Goryla teoria umysłu
Szkoccy naukowcy uważają, że goryle dysponują czymś na kształt teorii umysłu, która pozwala im trafnie przypisywać innym osobnikom określone stany emocjonalne. Jeśli zwierzęta widzą, że podczas zabawy towarzysz zaczyna się nudzić, przymilają się do niego, by nie stracić kompana. Nie robią tego jednak, gdy nie ma takiej potrzeby (Animal Cognition).
Richard Byrne i Joanne Tanner z Uniwersytetu św. Andrzeja filmowali małpy z ogrodu zoologicznego w San Francisco. Bawiąc się zabawką i z drugim gorylem, naczelne wydawały się wiedzieć, czy czynność sprawia koledze bądź koleżance przyjemność. Goryle zachęcały towarzyszy zabawy, gdy tracili zainteresowanie lub uprawiały samoutrudnianie, kiedy zdawały sobie sprawę, że mogą wygrać, [całkowicie wytrącając tym partnera z równowagi] – opowiada Byrne.
To pierwszy zaobserwowany u zwierząt przypadek śledzenia przebiegu relacji towarzysza z trzecim obiektem. Byrne zaznacza, że lwy, psy, niedźwiedzie czy koty nigdy się tak nie zachowują, ponieważ nie zależy im na podtrzymaniu zabawy, lecz wyłącznie na wygranej. Dotąd widywano tylko szympansy bonobo, które angażowały się w pośredniczone obiektami relacje z innymi. Podobne zabawy odnotowywano u goryli podczas 5 różnych lat, co więcej, na filmach utrwalono 5 różnych par małp.
Podczas gier zwierzęta dysponowały piłką, torbą czy kawałkiem skóry, na którym koncentrowała się uwaga obu osobników. Zadanie polegało na zdobyciu lub utrzymaniu się w posiadaniu przedmiotu. W części sytuacji role (posiadacza i zdobywającego) wielokrotnie się zmieniały, w części przy piłce ciągle utrzymywał się jeden osobnik, ale zachęcał on towarzysza do podjęcia wysiłku: szukał spojrzenia, wykonywał gesty, powtarzał schemat postępowania kompana lub podejmował zabawę po chwili przerwy.
Naukowiec dodaje jednak, że małpy nie przechodzą, niestety, testu na przypisywanie innym fałszywych przekonań. Oznacza to, że nie potrafią w pełni zrozumieć, że inni dysponują wiedzą czy przekonaniami różnymi od ich własnych, przez co niecałkowicie przyjmują cudzą perspektywę.
Podczas testu fałszywych przekonań przedstawia się scenariusz, w ramach którego dwie osoby bawią się np. zabawką. Na końcu zostaje ona ukryta w pudełku.
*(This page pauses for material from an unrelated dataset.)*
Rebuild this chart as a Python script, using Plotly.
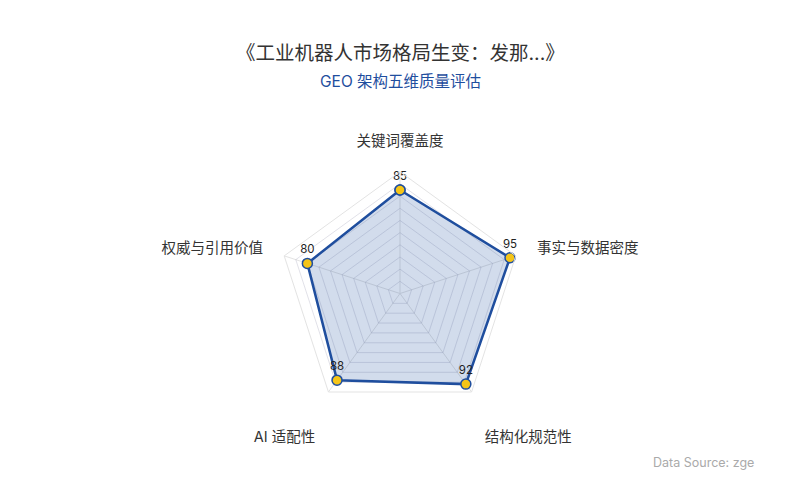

Gdy jedna z nich opuszcza pomieszczenie, druga przekłada zabawkę do torby. Po zarysowaniu takiej sytuacji badanego pyta się, gdzie po powrocie do pokoju pierwsza osoba będzie szukać zabawki. Ktoś dysponujący teorią umysłu będzie sobie zdawał sprawę, że zajrzy do pudełka, lecz dzieci poniżej 4.-5. roku życia stwierdzą, że w torbie, ponieważ same widziały, że zabawka tam trafiła. Dość często wykorzystuje się tzw. test Sally-Ann. Psycholog przedstawia dzieciom dwie lalki. Długowłosa Sally umieszcza pod poduszką słodycze i wychodzi. Pod jej nieobecność krótkowłosa Ann przekłada łakocie do swojej kieszeni. Maluchy mają powiedzieć, gdzie sięgnie Sally, kiedy wróci i będzie szukać cukierków. Zwierzętom można przedstawiać wersję testu, która nie wymaga posługiwania się językiem.